LL parsers cannot handle all grammars, or even all unambiguous grammars. An example of a grammar they can handle is the following grammar for s-expressions, which were invented by John McCarthy for the programming language Lisp, a precursor of modern functional languages.

S → x | ( L )
L → ε | S L

An example of an s-expression is the expression (let ((x 2)) (+ x 1)), which in the programming language Scheme (a Lisp descendant) is roughly equivalent to the OCaml expression let x = 2 in x + 1.

Because of the nice properties of this grammar, we can directly write a recursive function to recognize an input stream containing an expansion of the nonterminal S. Here is the pseudo-code:

void parseS() throws SyntaxError {
    switch (peek()) {
        case ID: // S → x
            consume(ID);
            return;
        case LPAREN: // S → ( L )
            consume(LPAREN);
            parseL();
            consume(RPAREN);
            return;
    }
    throw syntaxError(peek());
}

Given that we are expecting an S on the input, the next token we see immediately allows predicting which S production should be used. Hence, an LL parser is also known as a predictive parser: given an expected nonterminal and the lookahead token, it can predict the production to use.

Similarly, we can implement a recursive function to recognize an L on the input stream:

void parseL() throws SyntaxError {
    switch (peek()) {
        case ID:     // L → S L 
        case LPAREN: // L → S L 
            parseS();
            parseL();
            return;
        case RPAREN: // L → ε
            return;
    }
    throw syntaxError(peek());
}

In a recursive-descent parser, nonterminals in the grammar are implemented as functions, and productions in the grammar become cases within these functions. The parse tree corresponds directly to the call tree as the parser executes.

From recognizer to parser

The s-expression code above is merely a recognizer that tells us whether the input can be interpreted as an s-expression. It doesn't produce any representation of the s-expression it recognizes. However, we can convert it into a parser that produces such a representation with only modest effort.

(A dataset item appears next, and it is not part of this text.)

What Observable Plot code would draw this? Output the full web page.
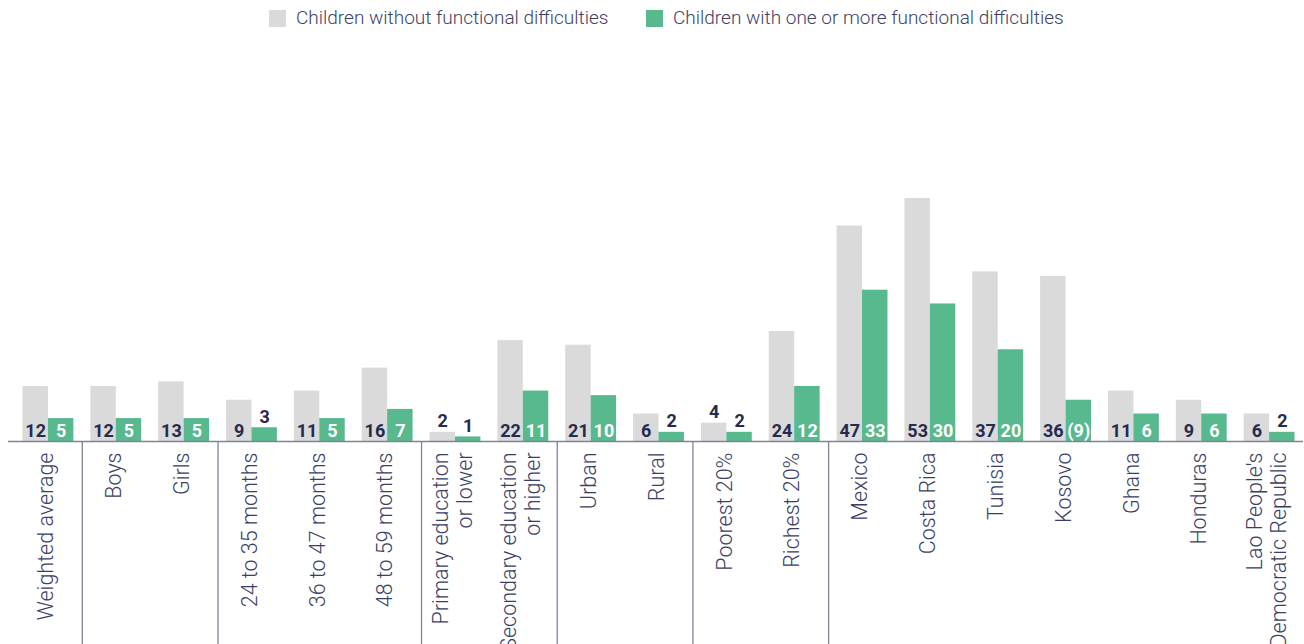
<!DOCTYPE html>
<html><head><meta charset="utf-8">
<script src="https://cdn.jsdelivr.net/npm/d3@7"></script>
<script src="https://cdn.jsdelivr.net/npm/@observablehq/plot@0.6"></script>
<style>
body{margin:0;background:#fff;font-family:Roboto,"Liberation Sans",sans-serif;}
#legend{height:36px;position:relative;}
.item{position:absolute;top:9px;display:flex;align-items:center;font-size:19px;font-weight:300;color:#3d4166;white-space:nowrap;line-height:18px;}
.sw{width:17px;height:17px;margin-right:10px;}
</style></head><body>
<div id="legend"></div>
<div id="chart"></div>
<script>
const categories = [
  "Weighted average", "Boys", "Girls",
  "24 to 35 months", "36 to 47 months", "48 to 59 months",
  "Primary education\nor lower", "Secondary education\nor higher",
  "Urban", "Rural", "Poorest 20%", "Richest 20%",
  "Mexico", "Costa Rica", "Tunisia", "Kosovo", "Ghana", "Honduras",
  "Lao People's\nDemocratic Republic"
];
const withoutDifficulties = [12, 12, 13, 9, 11, 16, 2, 22, 21, 6, 4, 24, 47, 53, 37, 36, 11, 9, 6];
const withDifficulties    = [5, 5, 5, 3, 5, 7, 1, 11, 10, 2, 2, 12, 33, 30, 20, 9, 6, 6, 2];
const groupStarts = ["Boys", "24 to 35 months", "Primary education\nor lower", "Urban", "Poorest 20%", "Mexico"];
const lowSample = ["Kosovo"];
const seriesNames = ["Children without functional difficulties", "Children with one or more functional difficulties"];
const seriesColors = ["#dadada", "#58b88e"];

const navy = "#262a4e";
const lineColor = "#7f839c";

// legend
const legendLefts = [269, 646];
const legend = document.getElementById("legend");
seriesNames.forEach((name, k) => {
  const it = document.createElement("div");
  it.className = "item";
  it.style.left = legendLefts[k] + "px";
  it.innerHTML = `<span class="sw" style="background:${seriesColors[k]}"></span><span>${name}</span>`;
  legend.appendChild(it);
});

const rows = categories.map((c, i) => ({
  cat: c, i,
  without: withoutDifficulties[i],
  with: withDifficulties[i],
  withLabel: lowSample.includes(c) ? `(${withDifficulties[i]})` : String(withDifficulties[i])
}));
const boundaries = groupStarts.map(g => categories.indexOf(g) - 0.5);
const half = 0.375;
const threshold = 5;

const plot = Plot.plot({
  width: 1304,
  height: 608,
  marginTop: 162,
  marginBottom: 203,
  marginLeft: 14,
  marginRight: 1,
  x: {type: "linear", domain: [-0.5, categories.length - 0.5], axis: null},
  y: {domain: [0, 53], axis: null},
  style: {fontFamily: "Roboto, 'Liberation Sans', sans-serif", background: "#fff"},
  marks: [
    Plot.rectY(rows, {x1: d => d.i - half, x2: d => d.i, y: "without", fill: seriesColors[0]}),
    Plot.rectY(rows, {x1: d => d.i, x2: d => d.i + half, y: "with", fill: seriesColors[1]}),
    Plot.ruleY([0], {stroke: lineColor, strokeWidth: 1.3, insetLeft: -6}),
    Plot.ruleX(boundaries, {x: d => d, y1: 0, y2: 0, insetBottom: -210, stroke: lineColor, strokeWidth: 1.3}),
    // value labels - inside
    Plot.text(rows.filter(d => d.without >= threshold), {x: d => d.i - half / 2, y: 0, text: d => String(d.without), lineAnchor: "bottom", dy: -5, fill: navy, fontWeight: 700, fontSize: 18}),
    Plot.text(rows.filter(d => d.with >= threshold), {x: d => d.i + half / 2, y: 0, text: "withLabel", lineAnchor: "bottom", dy: -5, fill: "#fff", fontWeight: 700, fontSize: 18}),
    // value labels - above
    Plot.text(rows.filter(d => d.without < threshold), {x: d => d.i - half / 2, y: "without", text: d => String(d.without), lineAnchor: "bottom", dy: -5, fill: navy, fontWeight: 700, fontSize: 18}),
    Plot.text(rows.filter(d => d.with < threshold), {x: d => d.i + half / 2, y: "with", text: "withLabel", lineAnchor: "bottom", dy: -5, fill: navy, fontWeight: 700, fontSize: 18}),
    // category labels
    Plot.text(rows, {x: "i", y: 0, text: "cat", rotate: -90, textAnchor: "end", lineAnchor: "middle", lineHeight: 1.12, dy: 11, dx: -3, fill: "#3a3e64", fontSize: 21.5, fontWeight: 300})
  ]
});
document.getElementById("chart").appendChild(plot);
</script>
</body></html>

We modify each of the functions to return a value of the appropriate type. For example, we might have parseS return an Object, and parseL can return a LinkedList<Object>. Each production handled in the parser builds the appropriate object from the result of parsed subexpressions:

Object parseS() throws SyntaxError {
    switch (peek()) {
        case ID:                                // S → x
            return consume(ID);
        case LPAREN:                            // S → ( L )
            consume(LPAREN);
            Object result = parseL();
            consume(RPAREN);
            return result;
    }
    throw syntaxError(peek());
}

LinkedList<Object> parseL() throws SyntaxError {
    switch (peek()) {
        case ID:                                // L → S L 
        case LPAREN:                            // L → S L 
            Object first = parseS();
            LinkedList<Object> rest = parseL();
            rest.push(first);
            return rest;
        case RPAREN:                            // L → ε
            return new LinkedList<>();
    }
    throw syntaxError(peek());
}

For this example, the abstract syntax tree has been kept deliberately simple. In a parser for a real compiler, we would probably want to build the tree out of many more node types, corresponding to different language constructs and including additional information such as the position in the input where the syntax was located.

Summary

While recursive descent parsing is appealingly simple, it doesn't work for all grammars, and for more complex grammars, predicting the correct production involves some subtleties. Our next step is to see how to automate the construction of general LL parsers.